Task material:
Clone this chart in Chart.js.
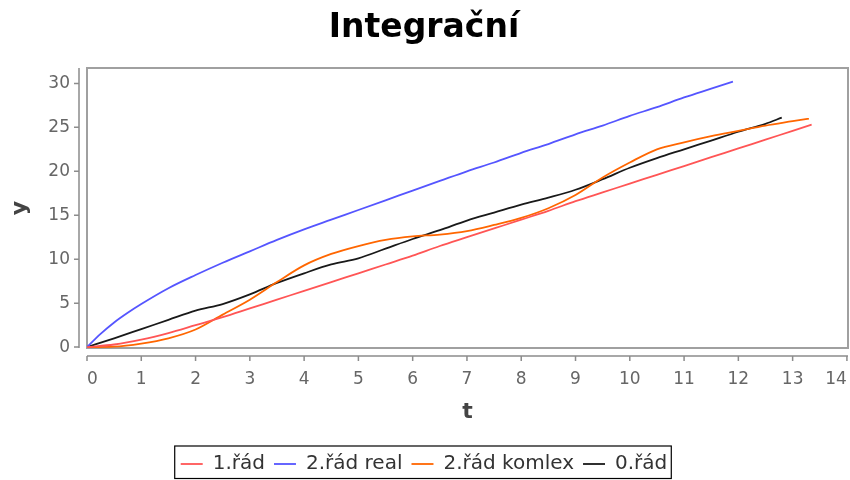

---

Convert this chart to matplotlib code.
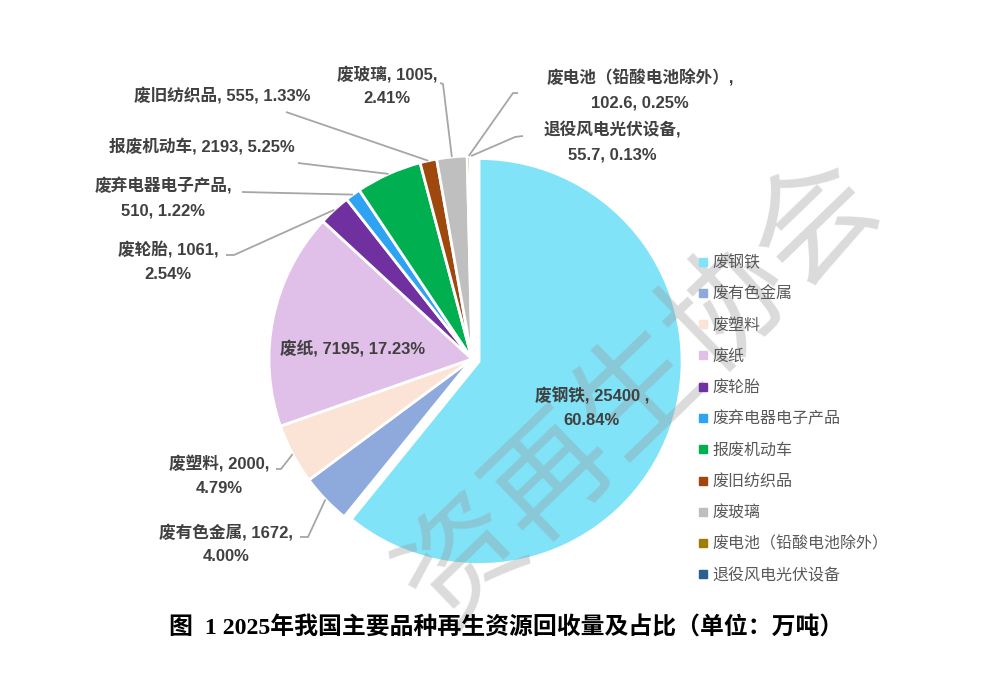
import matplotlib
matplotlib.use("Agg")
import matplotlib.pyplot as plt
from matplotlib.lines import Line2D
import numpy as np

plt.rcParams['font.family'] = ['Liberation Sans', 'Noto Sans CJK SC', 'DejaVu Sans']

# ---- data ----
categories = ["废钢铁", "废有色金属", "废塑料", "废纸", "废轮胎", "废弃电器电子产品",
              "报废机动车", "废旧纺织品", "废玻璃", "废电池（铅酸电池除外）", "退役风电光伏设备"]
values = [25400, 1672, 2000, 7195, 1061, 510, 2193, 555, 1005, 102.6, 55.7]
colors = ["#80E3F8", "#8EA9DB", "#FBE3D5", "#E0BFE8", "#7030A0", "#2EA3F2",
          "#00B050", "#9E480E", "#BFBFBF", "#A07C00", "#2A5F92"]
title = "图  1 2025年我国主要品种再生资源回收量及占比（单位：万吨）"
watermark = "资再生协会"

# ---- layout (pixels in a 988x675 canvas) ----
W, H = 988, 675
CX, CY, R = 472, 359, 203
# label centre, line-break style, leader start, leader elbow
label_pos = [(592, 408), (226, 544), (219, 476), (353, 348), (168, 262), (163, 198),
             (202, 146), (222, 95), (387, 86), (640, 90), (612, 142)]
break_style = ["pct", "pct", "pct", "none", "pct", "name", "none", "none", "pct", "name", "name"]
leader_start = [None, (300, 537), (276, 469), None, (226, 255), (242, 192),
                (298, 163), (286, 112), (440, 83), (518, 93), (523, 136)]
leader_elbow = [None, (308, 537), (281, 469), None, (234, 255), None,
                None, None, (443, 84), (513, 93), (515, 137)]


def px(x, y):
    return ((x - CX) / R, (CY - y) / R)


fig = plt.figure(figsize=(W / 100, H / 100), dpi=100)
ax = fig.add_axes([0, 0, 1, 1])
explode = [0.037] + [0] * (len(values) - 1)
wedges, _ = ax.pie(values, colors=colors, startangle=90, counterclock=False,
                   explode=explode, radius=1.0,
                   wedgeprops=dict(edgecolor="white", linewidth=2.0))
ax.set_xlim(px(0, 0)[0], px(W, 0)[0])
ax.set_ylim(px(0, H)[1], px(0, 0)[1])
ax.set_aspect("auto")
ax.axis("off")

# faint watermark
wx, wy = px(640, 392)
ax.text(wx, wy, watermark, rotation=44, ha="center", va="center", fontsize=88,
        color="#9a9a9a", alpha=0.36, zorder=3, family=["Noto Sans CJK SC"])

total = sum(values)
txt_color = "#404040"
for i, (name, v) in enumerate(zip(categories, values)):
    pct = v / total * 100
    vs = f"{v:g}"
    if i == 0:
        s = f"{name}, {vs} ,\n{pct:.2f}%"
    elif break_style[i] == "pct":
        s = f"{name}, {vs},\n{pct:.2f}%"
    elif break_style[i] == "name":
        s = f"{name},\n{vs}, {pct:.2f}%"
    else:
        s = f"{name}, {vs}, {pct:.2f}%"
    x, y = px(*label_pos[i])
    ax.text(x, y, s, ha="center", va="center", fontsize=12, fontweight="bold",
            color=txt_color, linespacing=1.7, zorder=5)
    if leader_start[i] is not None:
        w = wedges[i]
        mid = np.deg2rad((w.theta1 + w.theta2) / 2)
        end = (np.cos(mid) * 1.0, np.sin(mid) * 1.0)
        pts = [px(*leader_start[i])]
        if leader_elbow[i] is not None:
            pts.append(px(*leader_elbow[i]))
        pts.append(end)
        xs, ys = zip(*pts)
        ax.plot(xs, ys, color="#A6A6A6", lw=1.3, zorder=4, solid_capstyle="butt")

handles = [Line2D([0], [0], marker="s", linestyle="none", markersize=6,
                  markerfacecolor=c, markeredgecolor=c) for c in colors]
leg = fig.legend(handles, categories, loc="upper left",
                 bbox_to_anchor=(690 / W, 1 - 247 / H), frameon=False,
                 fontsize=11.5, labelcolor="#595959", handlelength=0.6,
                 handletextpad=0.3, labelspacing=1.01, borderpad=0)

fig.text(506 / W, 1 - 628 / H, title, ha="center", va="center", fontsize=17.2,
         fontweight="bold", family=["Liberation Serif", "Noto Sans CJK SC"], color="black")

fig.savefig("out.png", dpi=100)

Brief:
For each line in the data above that contains the string "this", extract the line.

Task answer:
Clone this chart in Chart.js.
Convert this chart to matplotlib code.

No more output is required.